─── EXTRACTED ENTRIES

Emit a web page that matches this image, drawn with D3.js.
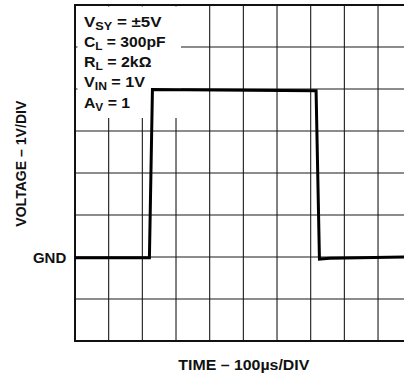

──────
─── EXTRACTED ENTRIES

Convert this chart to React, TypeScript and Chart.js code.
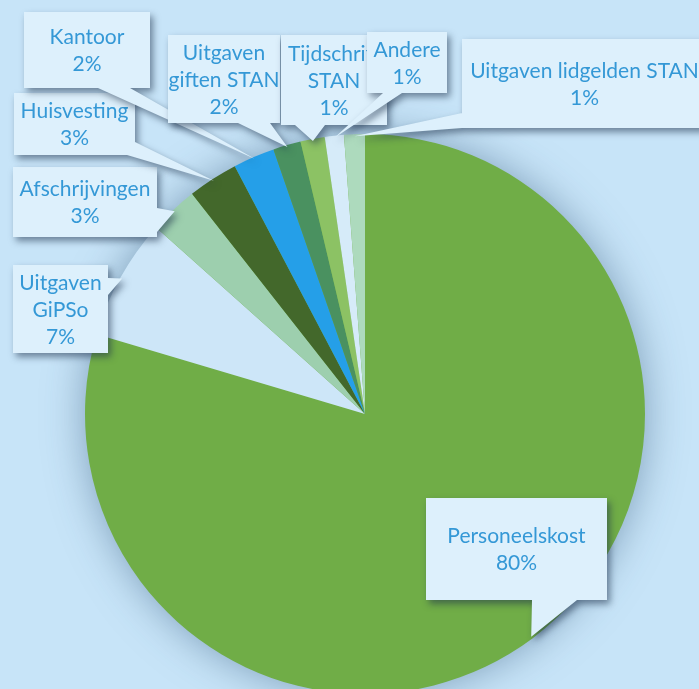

──────
─── EXTRACTED ENTRIES

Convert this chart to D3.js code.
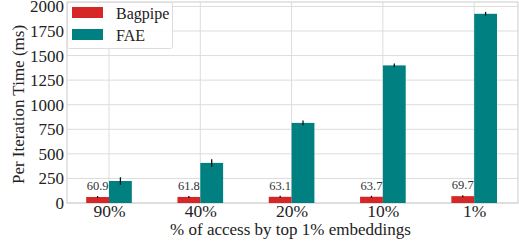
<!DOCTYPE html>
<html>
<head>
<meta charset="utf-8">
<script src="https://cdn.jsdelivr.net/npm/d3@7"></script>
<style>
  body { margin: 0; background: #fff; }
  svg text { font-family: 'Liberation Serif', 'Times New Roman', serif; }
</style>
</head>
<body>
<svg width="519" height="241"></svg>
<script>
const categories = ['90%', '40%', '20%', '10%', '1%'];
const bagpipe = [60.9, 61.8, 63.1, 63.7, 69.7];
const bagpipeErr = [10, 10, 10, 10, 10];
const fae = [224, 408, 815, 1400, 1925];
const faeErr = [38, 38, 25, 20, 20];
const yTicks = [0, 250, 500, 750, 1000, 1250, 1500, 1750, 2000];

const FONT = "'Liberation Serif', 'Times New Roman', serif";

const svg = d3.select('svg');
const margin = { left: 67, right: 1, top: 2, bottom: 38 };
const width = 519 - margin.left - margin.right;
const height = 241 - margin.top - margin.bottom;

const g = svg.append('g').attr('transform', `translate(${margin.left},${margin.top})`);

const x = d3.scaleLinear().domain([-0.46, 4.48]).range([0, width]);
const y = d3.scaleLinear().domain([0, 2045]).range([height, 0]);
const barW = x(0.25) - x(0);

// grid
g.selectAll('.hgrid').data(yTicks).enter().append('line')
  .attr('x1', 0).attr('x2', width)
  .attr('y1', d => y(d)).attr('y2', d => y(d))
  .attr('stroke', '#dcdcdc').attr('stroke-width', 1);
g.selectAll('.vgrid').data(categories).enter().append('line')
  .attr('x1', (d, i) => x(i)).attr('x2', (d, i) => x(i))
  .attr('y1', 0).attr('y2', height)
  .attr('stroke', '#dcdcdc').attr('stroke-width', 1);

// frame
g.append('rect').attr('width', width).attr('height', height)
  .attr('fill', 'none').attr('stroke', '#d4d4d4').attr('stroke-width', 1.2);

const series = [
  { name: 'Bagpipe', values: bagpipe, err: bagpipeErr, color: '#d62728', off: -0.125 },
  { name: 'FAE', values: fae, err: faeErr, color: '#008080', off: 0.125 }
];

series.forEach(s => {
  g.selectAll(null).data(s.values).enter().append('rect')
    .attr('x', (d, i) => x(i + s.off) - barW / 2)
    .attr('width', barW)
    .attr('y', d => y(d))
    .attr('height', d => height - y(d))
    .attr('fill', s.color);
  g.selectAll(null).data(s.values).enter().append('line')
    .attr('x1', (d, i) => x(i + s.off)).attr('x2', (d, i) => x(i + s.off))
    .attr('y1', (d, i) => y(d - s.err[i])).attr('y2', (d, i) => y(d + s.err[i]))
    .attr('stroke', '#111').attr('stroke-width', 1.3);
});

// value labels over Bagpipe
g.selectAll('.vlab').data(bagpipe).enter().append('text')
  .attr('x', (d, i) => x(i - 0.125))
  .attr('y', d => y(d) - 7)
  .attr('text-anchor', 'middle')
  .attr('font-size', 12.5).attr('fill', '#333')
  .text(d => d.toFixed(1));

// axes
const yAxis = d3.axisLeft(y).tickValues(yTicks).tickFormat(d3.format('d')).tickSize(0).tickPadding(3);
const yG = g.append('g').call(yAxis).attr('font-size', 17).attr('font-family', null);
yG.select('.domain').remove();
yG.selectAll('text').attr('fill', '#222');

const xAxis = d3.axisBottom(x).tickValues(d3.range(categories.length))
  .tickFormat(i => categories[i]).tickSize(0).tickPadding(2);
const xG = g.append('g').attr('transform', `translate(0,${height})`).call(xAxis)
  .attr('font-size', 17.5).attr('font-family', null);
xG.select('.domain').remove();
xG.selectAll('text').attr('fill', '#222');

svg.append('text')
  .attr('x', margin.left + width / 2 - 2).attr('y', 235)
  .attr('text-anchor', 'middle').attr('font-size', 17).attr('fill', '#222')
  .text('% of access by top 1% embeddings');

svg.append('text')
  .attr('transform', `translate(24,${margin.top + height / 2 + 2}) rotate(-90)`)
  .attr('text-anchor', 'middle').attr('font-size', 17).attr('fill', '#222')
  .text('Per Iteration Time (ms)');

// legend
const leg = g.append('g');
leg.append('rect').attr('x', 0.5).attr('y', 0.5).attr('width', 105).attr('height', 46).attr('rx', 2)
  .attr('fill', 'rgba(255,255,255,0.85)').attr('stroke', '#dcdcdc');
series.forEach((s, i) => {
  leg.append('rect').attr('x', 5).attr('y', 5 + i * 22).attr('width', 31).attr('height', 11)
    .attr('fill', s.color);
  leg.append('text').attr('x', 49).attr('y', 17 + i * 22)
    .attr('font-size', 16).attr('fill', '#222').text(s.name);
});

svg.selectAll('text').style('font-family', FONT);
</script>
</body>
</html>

──────

**PROBLEM DETAILS:** Show every line in the entries where the string "chart" occurs.

**CORRECT OUTPUT:**
Convert this chart to React, TypeScript and Chart.js code.
Convert this chart to D3.js code.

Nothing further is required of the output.